* begin Given data *

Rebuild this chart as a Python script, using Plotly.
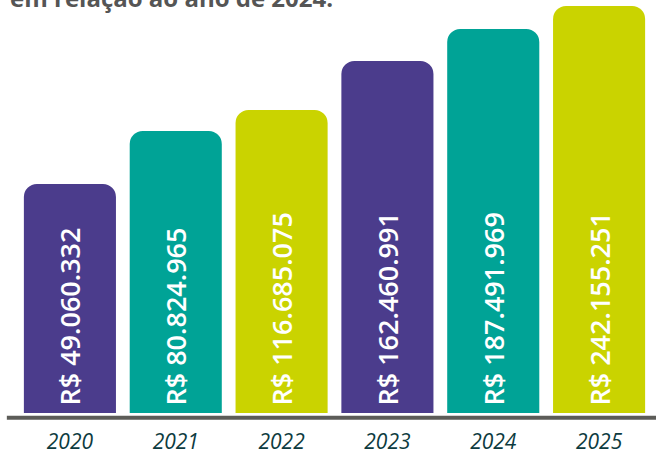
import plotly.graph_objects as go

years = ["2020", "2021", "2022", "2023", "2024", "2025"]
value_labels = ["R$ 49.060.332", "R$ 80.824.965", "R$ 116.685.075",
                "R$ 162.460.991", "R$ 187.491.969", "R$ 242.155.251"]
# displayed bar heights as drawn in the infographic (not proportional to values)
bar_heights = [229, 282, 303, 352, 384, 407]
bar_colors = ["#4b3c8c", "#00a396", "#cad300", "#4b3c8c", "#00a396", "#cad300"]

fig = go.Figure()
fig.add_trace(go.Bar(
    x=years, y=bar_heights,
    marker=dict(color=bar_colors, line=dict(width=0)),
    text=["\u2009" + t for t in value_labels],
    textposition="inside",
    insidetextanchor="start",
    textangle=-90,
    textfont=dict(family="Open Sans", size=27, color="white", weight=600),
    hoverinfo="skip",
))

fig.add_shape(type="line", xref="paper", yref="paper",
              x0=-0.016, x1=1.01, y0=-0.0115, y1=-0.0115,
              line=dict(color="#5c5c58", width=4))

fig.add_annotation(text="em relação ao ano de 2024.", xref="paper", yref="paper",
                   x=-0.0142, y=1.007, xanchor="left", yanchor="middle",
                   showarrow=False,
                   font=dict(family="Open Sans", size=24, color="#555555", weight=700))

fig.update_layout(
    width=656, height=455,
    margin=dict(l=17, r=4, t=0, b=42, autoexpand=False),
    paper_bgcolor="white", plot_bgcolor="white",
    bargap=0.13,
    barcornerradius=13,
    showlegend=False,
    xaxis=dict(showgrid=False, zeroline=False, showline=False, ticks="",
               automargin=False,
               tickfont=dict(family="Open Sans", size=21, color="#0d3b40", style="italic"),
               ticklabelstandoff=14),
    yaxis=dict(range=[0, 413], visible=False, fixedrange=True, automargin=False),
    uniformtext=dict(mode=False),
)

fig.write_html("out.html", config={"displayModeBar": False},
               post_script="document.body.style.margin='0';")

* end Given data *

**Task brief**
Quote all the lines above exactly as given. Do not include the pictures.

**Finished task**
Rebuild this chart as a Python script, using Plotly.
import plotly.graph_objects as go

years = ["2020", "2021", "2022", "2023", "2024", "2025"]
value_labels = ["R$ 49.060.332", "R$ 80.824.965", "R$ 116.685.075",
                "R$ 162.460.991", "R$ 187.491.969", "R$ 242.155.251"]
# displayed bar heights as drawn in the infographic (not proportional to values)
bar_heights = [229, 282, 303, 352, 384, 407]
bar_colors = ["#4b3c8c", "#00a396", "#cad300", "#4b3c8c", "#00a396", "#cad300"]

fig = go.Figure()
fig.add_trace(go.Bar(
    x=years, y=bar_heights,
    marker=dict(color=bar_colors, line=dict(width=0)),
    text=["\u2009" + t for t in value_labels],
    textposition="inside",
    insidetextanchor="start",
    textangle=-90,
    textfont=dict(family="Open Sans", size=27, color="white", weight=600),
    hoverinfo="skip",
))

fig.add_shape(type="line", xref="paper", yref="paper",
              x0=-0.016, x1=1.01, y0=-0.0115, y1=-0.0115,
              line=dict(color="#5c5c58", width=4))

fig.add_annotation(text="em relação ao ano de 2024.", xref="paper", yref="paper",
                   x=-0.0142, y=1.007, xanchor="left", yanchor="middle",
                   showarrow=False,
                   font=dict(family="Open Sans", size=24, color="#555555", weight=700))

fig.update_layout(
    width=656, height=455,
    margin=dict(l=17, r=4, t=0, b=42, autoexpand=False),
    paper_bgcolor="white", plot_bgcolor="white",
    bargap=0.13,
    barcornerradius=13,
    showlegend=False,
    xaxis=dict(showgrid=False, zeroline=False, showline=False, ticks="",
               automargin=False,
               tickfont=dict(family="Open Sans", size=21, color="#0d3b40", style="italic"),
               ticklabelstandoff=14),
    yaxis=dict(range=[0, 413], visible=False, fixedrange=True, automargin=False),
    uniformtext=dict(mode=False),
)

fig.write_html("out.html", config={"displayModeBar": False},
               post_script="document.body.style.margin='0';")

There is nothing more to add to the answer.